WARRENTON, Va. — Republican Glenn Youngkin wouldn’t say Thursday whether he wants former President Donald Trump to campaign for him in the final weeks of Virginia’s high-stakes gubernatorial election and distanced himself from a controversial right-wing rally supporting his candidacy the night before.

“The person that’s going to be campaigning here for the next two-and-half weeks is Glenn Youngkin. I am on the ballot,” he told reporters, referring to himself in the third-person after a campaign event in a public park.

Youngkin — who is trying to walk a fine line by appealing to both “forever Trumpers and never Trumpers,” as he puts it — said he didn’t know about Wednesday’s “Take Back Virginia Rally” in Richmond, where attendees pledged allegiance to a flag organizers said was present at the riot at the U.S. Capitol on Jan. 6.

“I wasn’t involved, so I don’t know. But if that was the case, then we shouldn’t pledge allegiance to that flag,” Youngkin said. “And by the way, I’ve been so clear, there is no place for violence — none, none — in America today. We have our rights to assemble and protest protected…but there is no room for violence.”

Oct. 14, 202107:33

Trump spoke via telephone at Wednesday night’s rally in Richmond, telling attendees Youngkin is “a great gentleman” and repeating his lies that he won the 2020 election. The rally featured former Trump strategist Steve Bannon and was organized by conservative talk show host John Fredericks, Trump’s former Virginia campaign chairman.

The former president has endorsed Youngkin, whose campaign staff includes several former Trump aides, but he has allowed the former private equity executive and political newcomer to put some distance between himself and the former president.

Youngkin steered clear of the Bannon rally, though one of the speakers was controversial state Sen. Amanda Chase, a prominent promoter of election fraud conspiracy theories who supports and lost in the Republican primary.

“The only chief surrogate for Glenn Youngkin is Glenn Youngkin,” he said of himself when asked about Chase’s presence at the event.

And while Youngkin has promised to enhance election security, he disavowed Trump’s lies about the 2020 campaign.

“I’ve been very very clear from the beginning that I don’t think that there was massive fraud in Virginia in the campaign and that Joe Biden was legitimately elected our president,” Youngkin said.

Pressed again on whether he wants Trump to come to Virginia, Youngkin dodged. “Anybody who calls me a good man, I so appreciate it, including President Trump,” he said.

In contrast, Democrat Terry McAuliffe, Virginia’s former governor who is now running for his old job, has embraced some of his party’s biggest national stars. Former President Barack Obama, First Lady Jill Biden and former Georgia gubernatorial candidate Stacey Abrams will campaign for him in coming days. Biden did so in July.

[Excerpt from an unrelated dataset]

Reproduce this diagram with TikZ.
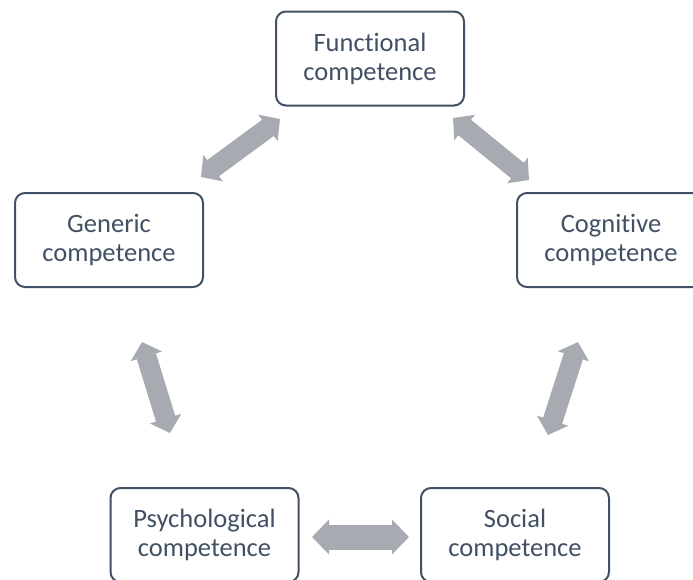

Youngkin knows he will have to win over moderate suburbanites and turnout the conservative base in this off-year election if he is to be the first Republican to win statewide in Virginia since 2009.

But to Democrats, Youngkin’s aw-shucks approach to his party’s right flank is nothing but an act and anything short of a full-throated rejection of Trump is not enough.

“It all adds up to the same thing here — Donald Trump, Donald Trump, Donald Trump,” McAuliffe said on a call his campaign organized with reporters in response to Wednesday’s rally.

McAuliffe’s campaign also launched a new TV ad Thursday featuring video from the rally of Trump praising Youngkin.

“I hope Glenn gets in there, and he’ll do all of the things that we want a governor to do,” Trump says in the ad, which closes with text that reads, “Glenn Youngkin is Donald Trump’s candidate, not yours.”